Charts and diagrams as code
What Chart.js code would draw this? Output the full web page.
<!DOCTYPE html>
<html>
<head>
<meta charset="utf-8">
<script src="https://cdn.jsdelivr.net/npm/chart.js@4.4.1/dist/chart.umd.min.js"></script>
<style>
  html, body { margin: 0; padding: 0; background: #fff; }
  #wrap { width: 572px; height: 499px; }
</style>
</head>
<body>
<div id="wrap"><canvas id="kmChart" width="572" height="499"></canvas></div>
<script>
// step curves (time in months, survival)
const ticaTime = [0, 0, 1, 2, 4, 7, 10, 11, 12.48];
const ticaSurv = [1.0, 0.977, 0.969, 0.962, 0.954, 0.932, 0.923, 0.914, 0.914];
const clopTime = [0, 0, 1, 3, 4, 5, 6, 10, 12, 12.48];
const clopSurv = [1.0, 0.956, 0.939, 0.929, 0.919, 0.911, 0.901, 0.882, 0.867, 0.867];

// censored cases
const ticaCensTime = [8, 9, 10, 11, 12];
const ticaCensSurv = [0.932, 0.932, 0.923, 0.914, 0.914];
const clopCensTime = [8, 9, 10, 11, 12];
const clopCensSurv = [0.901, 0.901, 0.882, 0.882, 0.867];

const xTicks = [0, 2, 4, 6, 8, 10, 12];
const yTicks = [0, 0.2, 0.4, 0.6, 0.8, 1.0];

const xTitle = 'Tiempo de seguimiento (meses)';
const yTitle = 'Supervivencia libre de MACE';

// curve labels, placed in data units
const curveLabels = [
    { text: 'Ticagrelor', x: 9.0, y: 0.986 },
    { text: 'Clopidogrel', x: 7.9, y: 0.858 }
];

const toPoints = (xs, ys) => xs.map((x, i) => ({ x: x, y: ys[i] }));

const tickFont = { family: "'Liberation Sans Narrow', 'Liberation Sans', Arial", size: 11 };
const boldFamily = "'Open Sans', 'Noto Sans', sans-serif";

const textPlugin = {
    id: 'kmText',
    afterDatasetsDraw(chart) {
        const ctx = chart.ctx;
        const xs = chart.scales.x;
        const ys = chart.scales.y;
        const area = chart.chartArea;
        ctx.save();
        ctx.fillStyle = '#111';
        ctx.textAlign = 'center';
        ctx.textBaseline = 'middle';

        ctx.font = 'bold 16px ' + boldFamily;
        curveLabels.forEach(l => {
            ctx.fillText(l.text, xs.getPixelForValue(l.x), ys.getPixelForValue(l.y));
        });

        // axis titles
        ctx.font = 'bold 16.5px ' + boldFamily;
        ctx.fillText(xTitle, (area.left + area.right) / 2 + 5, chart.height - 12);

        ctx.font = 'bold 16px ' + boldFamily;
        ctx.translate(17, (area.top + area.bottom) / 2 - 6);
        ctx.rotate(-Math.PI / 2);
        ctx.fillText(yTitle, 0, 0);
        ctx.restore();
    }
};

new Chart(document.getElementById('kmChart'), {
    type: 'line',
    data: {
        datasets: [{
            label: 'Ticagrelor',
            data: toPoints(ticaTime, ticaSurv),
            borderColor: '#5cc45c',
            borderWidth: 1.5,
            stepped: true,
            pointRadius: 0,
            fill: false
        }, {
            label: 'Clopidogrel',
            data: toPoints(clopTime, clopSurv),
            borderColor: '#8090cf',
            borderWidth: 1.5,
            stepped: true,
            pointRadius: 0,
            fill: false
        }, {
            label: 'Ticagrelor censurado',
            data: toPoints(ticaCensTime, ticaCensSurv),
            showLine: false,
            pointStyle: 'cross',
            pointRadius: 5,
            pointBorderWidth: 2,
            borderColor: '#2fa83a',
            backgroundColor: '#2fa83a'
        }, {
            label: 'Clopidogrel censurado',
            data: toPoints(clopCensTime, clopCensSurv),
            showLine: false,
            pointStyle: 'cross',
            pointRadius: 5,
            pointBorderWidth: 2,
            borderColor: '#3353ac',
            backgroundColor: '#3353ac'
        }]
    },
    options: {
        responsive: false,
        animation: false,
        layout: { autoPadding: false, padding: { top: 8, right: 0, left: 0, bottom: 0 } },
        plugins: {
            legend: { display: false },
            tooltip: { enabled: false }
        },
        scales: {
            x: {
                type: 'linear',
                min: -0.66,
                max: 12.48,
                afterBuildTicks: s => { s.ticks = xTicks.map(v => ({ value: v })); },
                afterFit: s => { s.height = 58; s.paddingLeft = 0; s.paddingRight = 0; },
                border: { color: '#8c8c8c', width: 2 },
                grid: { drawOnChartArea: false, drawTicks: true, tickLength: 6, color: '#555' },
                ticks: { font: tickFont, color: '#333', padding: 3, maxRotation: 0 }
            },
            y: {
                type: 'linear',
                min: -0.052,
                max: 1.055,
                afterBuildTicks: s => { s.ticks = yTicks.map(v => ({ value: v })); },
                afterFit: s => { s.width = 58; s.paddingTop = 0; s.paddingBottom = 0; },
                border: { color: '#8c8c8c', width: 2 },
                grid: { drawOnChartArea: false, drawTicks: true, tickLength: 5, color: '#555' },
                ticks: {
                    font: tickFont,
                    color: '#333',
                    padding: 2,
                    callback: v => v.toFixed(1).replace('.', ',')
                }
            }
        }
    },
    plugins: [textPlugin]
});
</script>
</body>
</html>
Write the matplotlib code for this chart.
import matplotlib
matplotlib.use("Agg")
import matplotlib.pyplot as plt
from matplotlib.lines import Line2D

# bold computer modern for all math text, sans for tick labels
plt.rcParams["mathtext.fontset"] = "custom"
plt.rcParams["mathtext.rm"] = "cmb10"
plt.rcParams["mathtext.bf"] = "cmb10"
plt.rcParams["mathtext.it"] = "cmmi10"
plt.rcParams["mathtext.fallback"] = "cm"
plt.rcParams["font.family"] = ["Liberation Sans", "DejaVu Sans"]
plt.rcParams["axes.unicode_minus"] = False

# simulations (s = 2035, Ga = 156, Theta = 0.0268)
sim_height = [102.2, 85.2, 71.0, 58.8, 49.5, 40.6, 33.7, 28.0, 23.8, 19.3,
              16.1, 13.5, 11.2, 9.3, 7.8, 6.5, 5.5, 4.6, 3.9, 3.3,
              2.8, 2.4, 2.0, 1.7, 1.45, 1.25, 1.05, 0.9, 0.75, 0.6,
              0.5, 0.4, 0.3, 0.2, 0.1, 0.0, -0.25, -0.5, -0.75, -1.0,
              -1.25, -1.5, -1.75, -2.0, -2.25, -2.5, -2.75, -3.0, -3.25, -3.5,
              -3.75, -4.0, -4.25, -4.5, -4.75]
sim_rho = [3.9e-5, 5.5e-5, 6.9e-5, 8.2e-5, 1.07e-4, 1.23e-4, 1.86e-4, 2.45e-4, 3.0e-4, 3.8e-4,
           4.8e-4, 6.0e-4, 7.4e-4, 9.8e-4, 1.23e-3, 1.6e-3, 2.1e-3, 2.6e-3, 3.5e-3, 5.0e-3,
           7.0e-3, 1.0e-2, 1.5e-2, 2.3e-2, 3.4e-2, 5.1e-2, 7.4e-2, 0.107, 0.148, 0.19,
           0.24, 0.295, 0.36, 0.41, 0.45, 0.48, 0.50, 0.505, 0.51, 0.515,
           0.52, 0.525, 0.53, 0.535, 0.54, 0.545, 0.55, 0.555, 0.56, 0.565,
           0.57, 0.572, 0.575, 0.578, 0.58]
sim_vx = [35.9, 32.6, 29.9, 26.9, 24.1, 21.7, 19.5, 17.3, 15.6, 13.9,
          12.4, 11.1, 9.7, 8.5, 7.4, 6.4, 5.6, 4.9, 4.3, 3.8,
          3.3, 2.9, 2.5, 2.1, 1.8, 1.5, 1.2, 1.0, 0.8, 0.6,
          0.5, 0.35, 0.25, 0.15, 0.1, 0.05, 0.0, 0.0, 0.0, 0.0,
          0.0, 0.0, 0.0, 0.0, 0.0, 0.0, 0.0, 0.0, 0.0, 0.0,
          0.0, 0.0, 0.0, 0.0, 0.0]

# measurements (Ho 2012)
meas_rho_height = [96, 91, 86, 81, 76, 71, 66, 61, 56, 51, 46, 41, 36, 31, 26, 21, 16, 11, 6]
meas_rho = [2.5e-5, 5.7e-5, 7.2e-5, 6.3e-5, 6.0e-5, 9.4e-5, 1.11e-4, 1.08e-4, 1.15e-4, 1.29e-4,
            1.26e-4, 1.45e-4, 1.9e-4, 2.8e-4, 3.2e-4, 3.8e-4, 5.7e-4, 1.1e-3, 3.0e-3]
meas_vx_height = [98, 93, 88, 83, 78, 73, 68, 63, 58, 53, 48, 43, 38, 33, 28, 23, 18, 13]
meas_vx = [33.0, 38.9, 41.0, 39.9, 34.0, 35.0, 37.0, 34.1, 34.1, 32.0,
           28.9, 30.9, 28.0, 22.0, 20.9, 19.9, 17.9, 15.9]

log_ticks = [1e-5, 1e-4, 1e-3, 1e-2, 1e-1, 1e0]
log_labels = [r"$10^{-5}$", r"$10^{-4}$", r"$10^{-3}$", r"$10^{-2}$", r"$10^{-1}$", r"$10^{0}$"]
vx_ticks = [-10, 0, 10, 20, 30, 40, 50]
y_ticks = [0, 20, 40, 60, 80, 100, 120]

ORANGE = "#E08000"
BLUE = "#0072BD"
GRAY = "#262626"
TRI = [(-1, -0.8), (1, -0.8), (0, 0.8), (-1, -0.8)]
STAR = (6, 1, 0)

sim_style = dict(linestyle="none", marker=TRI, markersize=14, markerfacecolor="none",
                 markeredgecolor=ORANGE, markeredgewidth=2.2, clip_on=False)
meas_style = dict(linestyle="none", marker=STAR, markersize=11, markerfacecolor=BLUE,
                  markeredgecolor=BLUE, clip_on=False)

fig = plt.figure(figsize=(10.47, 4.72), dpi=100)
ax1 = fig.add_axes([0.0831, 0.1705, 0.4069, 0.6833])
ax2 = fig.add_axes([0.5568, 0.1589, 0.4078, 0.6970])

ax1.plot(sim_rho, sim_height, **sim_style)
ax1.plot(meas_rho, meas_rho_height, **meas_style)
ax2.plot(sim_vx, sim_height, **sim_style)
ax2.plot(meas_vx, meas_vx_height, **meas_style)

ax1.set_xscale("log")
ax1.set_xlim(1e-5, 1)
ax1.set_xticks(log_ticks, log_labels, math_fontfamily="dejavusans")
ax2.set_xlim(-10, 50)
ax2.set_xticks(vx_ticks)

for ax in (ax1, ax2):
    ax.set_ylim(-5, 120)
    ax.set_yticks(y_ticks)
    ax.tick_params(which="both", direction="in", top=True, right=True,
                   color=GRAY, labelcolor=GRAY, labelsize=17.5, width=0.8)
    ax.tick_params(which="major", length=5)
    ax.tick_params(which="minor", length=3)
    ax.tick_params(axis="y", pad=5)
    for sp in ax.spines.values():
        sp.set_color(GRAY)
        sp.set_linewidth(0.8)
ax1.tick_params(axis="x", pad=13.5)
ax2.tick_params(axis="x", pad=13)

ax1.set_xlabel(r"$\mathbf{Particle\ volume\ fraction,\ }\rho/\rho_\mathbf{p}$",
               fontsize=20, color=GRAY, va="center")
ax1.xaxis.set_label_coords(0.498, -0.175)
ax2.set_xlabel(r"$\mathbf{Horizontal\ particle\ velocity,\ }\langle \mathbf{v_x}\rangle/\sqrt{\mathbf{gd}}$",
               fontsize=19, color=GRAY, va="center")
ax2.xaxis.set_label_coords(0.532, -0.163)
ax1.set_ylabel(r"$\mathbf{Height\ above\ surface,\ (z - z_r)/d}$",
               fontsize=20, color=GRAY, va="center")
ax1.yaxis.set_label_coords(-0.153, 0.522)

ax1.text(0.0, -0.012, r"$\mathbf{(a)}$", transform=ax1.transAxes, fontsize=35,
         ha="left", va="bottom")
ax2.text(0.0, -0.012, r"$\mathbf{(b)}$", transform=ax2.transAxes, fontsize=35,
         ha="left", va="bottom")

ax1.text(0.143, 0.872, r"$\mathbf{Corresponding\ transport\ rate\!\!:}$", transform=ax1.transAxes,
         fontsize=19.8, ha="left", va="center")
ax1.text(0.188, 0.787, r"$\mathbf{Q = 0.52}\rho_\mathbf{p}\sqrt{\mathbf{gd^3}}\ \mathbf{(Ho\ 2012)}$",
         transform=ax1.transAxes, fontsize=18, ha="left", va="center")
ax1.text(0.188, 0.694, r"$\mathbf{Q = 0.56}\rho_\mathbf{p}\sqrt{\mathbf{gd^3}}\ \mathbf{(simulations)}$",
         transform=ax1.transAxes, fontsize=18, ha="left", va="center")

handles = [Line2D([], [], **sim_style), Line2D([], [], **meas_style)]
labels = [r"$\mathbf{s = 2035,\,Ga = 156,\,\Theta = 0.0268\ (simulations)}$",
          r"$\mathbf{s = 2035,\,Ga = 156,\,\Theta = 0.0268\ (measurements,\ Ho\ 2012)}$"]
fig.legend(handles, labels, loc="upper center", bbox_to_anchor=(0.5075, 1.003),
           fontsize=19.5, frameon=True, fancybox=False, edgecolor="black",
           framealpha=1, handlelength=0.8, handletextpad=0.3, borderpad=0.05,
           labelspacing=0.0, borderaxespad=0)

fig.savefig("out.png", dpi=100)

---

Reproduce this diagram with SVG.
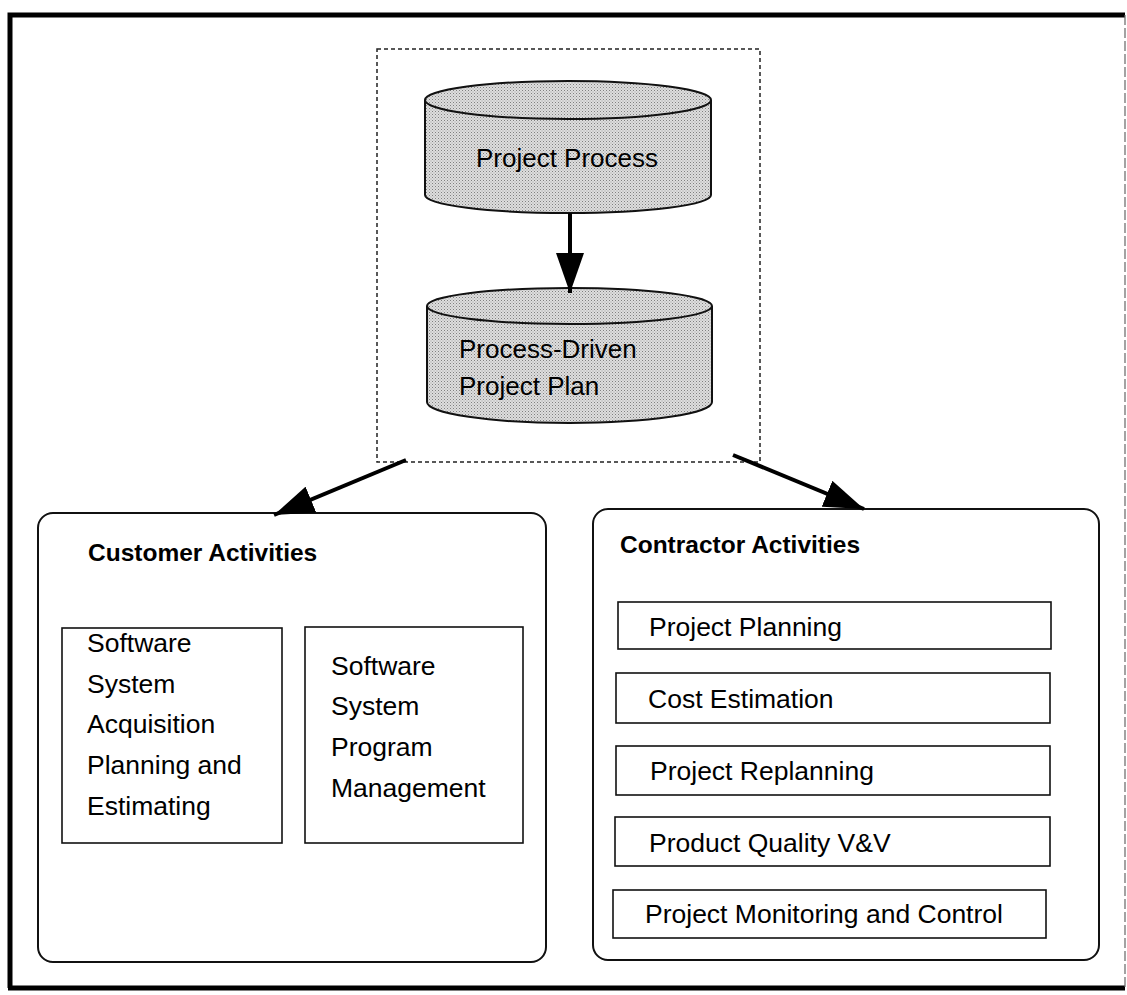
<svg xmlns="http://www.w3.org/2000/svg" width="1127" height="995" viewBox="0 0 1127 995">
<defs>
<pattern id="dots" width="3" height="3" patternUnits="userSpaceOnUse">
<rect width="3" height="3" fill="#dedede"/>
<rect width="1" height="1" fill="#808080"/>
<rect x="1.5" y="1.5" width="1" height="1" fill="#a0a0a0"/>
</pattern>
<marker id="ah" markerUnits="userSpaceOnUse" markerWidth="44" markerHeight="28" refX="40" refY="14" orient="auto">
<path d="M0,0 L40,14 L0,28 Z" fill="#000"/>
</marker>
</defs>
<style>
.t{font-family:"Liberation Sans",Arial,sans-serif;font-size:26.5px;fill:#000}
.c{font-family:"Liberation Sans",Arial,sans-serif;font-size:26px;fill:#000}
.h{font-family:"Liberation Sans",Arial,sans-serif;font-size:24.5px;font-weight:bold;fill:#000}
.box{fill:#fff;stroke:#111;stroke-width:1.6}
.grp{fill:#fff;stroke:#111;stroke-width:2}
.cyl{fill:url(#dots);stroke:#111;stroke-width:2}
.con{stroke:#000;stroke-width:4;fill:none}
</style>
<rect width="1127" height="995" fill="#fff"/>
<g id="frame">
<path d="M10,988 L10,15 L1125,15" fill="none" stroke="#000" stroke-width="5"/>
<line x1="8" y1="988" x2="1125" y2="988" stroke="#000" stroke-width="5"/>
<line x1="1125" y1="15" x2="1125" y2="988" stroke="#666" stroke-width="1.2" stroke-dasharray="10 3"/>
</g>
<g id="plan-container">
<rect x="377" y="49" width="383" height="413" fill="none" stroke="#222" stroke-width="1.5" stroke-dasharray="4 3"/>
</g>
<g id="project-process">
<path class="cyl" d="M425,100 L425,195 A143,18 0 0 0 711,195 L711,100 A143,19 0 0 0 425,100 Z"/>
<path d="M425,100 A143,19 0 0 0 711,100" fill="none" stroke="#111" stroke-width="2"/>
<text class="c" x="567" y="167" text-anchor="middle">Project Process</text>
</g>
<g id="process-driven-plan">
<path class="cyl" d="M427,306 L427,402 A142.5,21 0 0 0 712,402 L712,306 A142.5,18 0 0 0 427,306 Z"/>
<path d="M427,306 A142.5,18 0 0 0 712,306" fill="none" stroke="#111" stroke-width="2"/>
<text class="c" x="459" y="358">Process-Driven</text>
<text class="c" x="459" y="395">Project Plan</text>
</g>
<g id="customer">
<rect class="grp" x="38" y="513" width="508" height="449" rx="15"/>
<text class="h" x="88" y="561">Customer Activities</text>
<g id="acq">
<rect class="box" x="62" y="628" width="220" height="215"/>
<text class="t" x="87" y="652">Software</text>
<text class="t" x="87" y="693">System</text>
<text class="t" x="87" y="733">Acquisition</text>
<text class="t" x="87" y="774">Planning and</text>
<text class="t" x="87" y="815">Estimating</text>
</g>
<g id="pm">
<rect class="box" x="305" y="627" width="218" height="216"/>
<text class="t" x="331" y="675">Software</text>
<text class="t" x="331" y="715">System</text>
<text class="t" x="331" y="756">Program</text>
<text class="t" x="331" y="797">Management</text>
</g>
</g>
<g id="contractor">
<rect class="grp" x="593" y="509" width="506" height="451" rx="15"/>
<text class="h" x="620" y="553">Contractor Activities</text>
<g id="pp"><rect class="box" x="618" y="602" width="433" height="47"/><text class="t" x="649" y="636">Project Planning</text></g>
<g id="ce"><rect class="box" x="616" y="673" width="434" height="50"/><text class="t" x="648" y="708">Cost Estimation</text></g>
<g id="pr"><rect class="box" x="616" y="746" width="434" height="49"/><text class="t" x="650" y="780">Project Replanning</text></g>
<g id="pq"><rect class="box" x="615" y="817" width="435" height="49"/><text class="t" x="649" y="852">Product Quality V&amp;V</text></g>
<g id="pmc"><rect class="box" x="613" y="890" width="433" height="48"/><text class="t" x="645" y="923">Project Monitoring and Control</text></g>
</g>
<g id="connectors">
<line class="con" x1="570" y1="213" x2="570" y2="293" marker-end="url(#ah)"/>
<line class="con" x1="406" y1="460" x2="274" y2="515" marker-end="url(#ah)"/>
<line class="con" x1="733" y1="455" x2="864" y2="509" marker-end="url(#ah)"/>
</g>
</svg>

WORK TO COMPLETE: Your task is to repeat exactly the lines from the one that contains "What Chart.js code" through the one that contains "0.882, 0.867, 0.867];", with both end lines included.

SOLUTION TO THIS TASK:
What Chart.js code would draw this? Output the full web page.
<!DOCTYPE html>
<html>
<head>
<meta charset="utf-8">
<script src="https://cdn.jsdelivr.net/npm/chart.js@4.4.1/dist/chart.umd.min.js"></script>
<style>
  html, body { margin: 0; padding: 0; background: #fff; }
  #wrap { width: 572px; height: 499px; }
</style>
</head>
<body>
<div id="wrap"><canvas id="kmChart" width="572" height="499"></canvas></div>
<script>
// step curves (time in months, survival)
const ticaTime = [0, 0, 1, 2, 4, 7, 10, 11, 12.48];
const ticaSurv = [1.0, 0.977, 0.969, 0.962, 0.954, 0.932, 0.923, 0.914, 0.914];
const clopTime = [0, 0, 1, 3, 4, 5, 6, 10, 12, 12.48];
const clopSurv = [1.0, 0.956, 0.939, 0.929, 0.919, 0.911, 0.901, 0.882, 0.867, 0.867];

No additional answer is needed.